С чем все–таки может быть связана надежда на то, что Россия выскочит из замкнутого исторического круга?
— С местным самоуправлением и личной самостоятельностью, больше ни с чем.
Прямые линии с  Путиным становятся все длиннее и утомительнее, но это, видимо, необходимо обществу спектакля. Какой формат для общения Путина с народом вы бы предложили в 2014 году?

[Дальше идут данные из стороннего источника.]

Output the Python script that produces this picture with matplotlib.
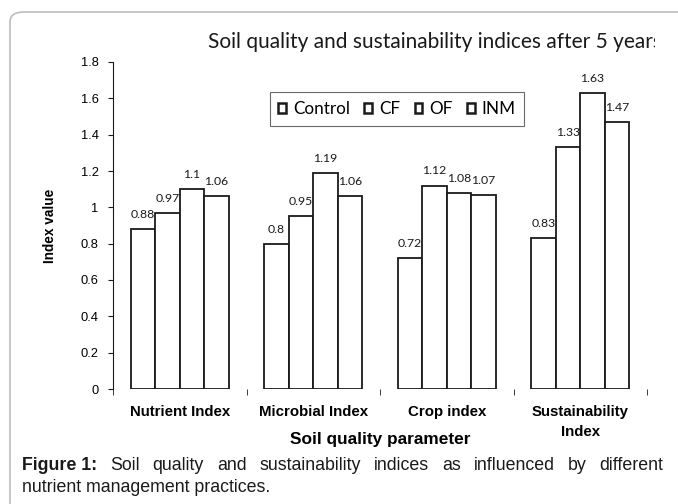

— Я воспитан в советском социуме и по–марксистски верю, что народ умней мыслящей единицы, пусть даже самой умной. Впрочем, это не столько Маркс, сколько Шопенгауэр, "равнодействующая миллионов воль". Народ сам ему все предложит. В этом году одновременно шла прямая трансляция "линии" Путина и суда над Навальным. Думаю, что, если бы они обменялись форматами, это и была бы оптимальная линия развития. Совсем не исключаю такого поворота.